Pixelmator 2.2 full review
It’s not as powerful as more specialised photo editors such as Photoshop Elements, but Pixelmator is an affordable and fun tool for smartening up your photos. It’s not purely a photo-editing program either, as it also includes a number of vector graphics tools – and it’s that area of the program that receives the most attention in this latest update.
There are improved tools for adding vector-based shapes to your images, including a Custom Shapes menu that allows you to quickly drag and drop clip art symbols such as arrowheads and folder icons onto your images. These shapes can quickly be resized and moved by using your mouse, and the Shape Style palette allows you to modify properties such as the stroke and fill, and to add shadow effects with precise control over the colour, opacity and angle of the shadow. You can also save your own custom shapes, making it easy to create and store a logo or letterhead artwork that you can then re-use whenever you want.
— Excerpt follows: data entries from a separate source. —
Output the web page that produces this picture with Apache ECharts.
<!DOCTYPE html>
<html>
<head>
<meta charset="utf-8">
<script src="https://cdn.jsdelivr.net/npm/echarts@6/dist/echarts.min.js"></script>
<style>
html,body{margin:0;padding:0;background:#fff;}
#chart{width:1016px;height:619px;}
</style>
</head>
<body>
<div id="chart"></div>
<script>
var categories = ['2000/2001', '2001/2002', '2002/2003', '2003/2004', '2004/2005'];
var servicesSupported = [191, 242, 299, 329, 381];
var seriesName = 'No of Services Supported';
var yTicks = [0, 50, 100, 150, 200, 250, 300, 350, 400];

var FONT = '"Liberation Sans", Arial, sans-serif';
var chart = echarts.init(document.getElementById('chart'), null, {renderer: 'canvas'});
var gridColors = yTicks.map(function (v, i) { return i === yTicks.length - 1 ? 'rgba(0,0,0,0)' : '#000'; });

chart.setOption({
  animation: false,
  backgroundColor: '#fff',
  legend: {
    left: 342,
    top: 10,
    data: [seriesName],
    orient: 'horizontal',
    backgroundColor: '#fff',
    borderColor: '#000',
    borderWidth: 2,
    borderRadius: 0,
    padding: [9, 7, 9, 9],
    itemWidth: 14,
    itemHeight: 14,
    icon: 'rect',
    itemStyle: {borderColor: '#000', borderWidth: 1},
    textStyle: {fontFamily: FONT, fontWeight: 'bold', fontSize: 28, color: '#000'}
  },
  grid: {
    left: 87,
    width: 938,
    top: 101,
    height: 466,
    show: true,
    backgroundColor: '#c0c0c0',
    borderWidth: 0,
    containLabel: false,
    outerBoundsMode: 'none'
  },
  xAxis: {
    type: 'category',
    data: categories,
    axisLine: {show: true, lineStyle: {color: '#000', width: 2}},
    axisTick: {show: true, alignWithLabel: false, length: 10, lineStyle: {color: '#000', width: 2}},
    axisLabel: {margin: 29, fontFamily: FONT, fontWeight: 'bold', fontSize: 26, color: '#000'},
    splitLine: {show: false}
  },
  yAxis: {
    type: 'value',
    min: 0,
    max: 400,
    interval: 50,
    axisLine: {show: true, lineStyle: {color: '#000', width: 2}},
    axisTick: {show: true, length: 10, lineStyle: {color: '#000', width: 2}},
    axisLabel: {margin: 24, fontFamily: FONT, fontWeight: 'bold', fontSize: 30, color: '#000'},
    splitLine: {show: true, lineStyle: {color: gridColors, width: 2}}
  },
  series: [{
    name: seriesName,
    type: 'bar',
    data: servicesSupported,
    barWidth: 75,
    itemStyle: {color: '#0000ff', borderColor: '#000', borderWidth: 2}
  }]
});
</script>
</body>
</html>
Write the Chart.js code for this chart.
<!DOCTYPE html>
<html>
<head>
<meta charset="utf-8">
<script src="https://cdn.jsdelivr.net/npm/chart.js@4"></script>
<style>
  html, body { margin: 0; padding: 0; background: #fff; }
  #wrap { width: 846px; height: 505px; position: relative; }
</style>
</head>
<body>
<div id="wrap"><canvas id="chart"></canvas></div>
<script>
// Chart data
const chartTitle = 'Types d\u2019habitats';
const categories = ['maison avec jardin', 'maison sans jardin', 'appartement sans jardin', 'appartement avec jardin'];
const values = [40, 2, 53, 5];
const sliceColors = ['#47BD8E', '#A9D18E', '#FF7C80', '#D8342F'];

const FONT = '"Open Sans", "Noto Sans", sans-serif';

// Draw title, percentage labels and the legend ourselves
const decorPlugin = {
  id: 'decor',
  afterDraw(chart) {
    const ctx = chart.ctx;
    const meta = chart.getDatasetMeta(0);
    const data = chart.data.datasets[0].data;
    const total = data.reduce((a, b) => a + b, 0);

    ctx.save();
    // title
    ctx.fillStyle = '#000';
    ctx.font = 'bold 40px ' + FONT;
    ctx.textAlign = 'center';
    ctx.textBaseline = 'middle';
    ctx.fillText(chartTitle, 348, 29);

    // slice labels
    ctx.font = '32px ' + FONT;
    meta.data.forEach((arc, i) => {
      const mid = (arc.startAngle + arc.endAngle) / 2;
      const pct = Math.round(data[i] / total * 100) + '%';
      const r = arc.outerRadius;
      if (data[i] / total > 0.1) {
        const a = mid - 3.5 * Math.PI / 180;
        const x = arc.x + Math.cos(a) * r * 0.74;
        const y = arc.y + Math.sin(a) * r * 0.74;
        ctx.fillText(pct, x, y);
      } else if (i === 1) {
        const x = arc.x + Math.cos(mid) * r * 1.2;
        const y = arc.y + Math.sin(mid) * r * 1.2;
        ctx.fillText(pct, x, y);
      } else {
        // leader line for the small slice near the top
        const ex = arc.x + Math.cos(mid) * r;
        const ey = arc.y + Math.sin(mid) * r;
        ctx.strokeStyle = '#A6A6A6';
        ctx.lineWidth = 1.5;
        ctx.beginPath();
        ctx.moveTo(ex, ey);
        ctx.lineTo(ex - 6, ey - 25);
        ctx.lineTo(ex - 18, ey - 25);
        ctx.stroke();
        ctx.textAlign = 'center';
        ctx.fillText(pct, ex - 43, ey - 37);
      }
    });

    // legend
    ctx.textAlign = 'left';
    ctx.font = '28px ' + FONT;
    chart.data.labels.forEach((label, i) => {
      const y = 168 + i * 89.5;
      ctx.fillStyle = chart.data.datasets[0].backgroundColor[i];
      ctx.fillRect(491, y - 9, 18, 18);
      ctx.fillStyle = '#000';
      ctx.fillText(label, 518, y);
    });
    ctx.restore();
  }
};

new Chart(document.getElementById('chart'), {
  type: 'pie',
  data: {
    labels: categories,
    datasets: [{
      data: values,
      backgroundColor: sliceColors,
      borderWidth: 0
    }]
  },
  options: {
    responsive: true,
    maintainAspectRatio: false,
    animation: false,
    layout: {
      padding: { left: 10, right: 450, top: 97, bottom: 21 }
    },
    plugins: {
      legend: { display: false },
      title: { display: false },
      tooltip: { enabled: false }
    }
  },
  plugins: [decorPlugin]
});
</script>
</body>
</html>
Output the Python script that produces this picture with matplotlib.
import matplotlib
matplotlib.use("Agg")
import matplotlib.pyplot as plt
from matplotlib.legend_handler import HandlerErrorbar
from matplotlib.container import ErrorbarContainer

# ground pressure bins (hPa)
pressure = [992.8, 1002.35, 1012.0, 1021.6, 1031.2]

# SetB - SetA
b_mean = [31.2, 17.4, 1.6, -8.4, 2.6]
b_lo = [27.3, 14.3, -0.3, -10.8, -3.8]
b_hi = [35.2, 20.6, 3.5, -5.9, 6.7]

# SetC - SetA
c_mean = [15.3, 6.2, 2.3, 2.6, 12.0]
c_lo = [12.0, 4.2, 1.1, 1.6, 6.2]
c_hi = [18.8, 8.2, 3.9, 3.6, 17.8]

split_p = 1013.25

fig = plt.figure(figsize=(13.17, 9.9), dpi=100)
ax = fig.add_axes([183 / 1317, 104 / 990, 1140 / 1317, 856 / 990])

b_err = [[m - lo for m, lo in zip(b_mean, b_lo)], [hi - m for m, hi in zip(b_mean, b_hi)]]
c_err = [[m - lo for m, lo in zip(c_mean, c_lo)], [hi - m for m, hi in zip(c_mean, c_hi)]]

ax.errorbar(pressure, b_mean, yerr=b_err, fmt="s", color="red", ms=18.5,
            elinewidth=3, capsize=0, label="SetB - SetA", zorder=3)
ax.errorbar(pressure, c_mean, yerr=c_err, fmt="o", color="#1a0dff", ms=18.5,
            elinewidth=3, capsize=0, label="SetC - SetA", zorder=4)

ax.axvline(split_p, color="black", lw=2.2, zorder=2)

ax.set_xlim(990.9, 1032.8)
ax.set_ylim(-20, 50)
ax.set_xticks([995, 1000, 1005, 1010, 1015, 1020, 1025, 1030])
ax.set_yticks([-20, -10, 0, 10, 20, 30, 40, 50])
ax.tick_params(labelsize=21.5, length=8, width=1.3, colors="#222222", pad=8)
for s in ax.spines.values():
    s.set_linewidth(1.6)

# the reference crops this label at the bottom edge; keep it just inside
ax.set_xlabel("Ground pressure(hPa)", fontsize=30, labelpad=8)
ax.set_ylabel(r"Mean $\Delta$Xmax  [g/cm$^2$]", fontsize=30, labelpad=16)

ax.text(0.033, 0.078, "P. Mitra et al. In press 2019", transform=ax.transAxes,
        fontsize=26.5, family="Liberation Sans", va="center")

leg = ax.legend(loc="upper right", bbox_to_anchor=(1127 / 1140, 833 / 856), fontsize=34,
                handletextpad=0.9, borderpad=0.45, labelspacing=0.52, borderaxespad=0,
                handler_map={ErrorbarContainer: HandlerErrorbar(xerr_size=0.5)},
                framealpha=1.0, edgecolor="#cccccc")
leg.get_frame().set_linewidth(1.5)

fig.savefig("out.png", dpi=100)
The program’s text tools have been enhanced too, with a ‘Convert Into Shape’ command that allows you to convert text into vector graphics. If you convert the word ‘MacWorld’ into a shape you can treat the entire word as a single shape, perhaps to change the colour of the text or to add a drop shadow to all the letters at once. Double-clicking allows you to treat each letter as an individual shape so that you could distort the ‘M’ or the ‘W’ while leaving all the other letters alone.
There are some improvements to the program’s photo-editing tools, too. The main improvement here is the new Paint Selection tool, which allows you to quickly select an object by painting around its outline. You can also adjust the size of the selection brush depending on the amount of detail that you want to select. It’s not as precise as the Quick Select tool in Photoshop Elements when it comes to selecting really fine details such as stray locks of hair, but it’s a quick and easy option for selecting less complex objects and shapes. You can then apply any of Pixelmator’s other effects to the selected area, perhaps just tweaking the exposure on one part of a photo while leaving the rest of the image untouched.
Pixelmator also includes a new ‘Light Leak’ filter effect, which is a kind of old-school version of JJ Abrams’ beloved lens-flare. The effect spills diffuse light over part of the image, creating random flares and washes of light that add a kind of ‘60s retro effect to your photos – it even includes a number of presets called Nebula, Orion and Arcturus that would no doubt appeal to the Star Trek director.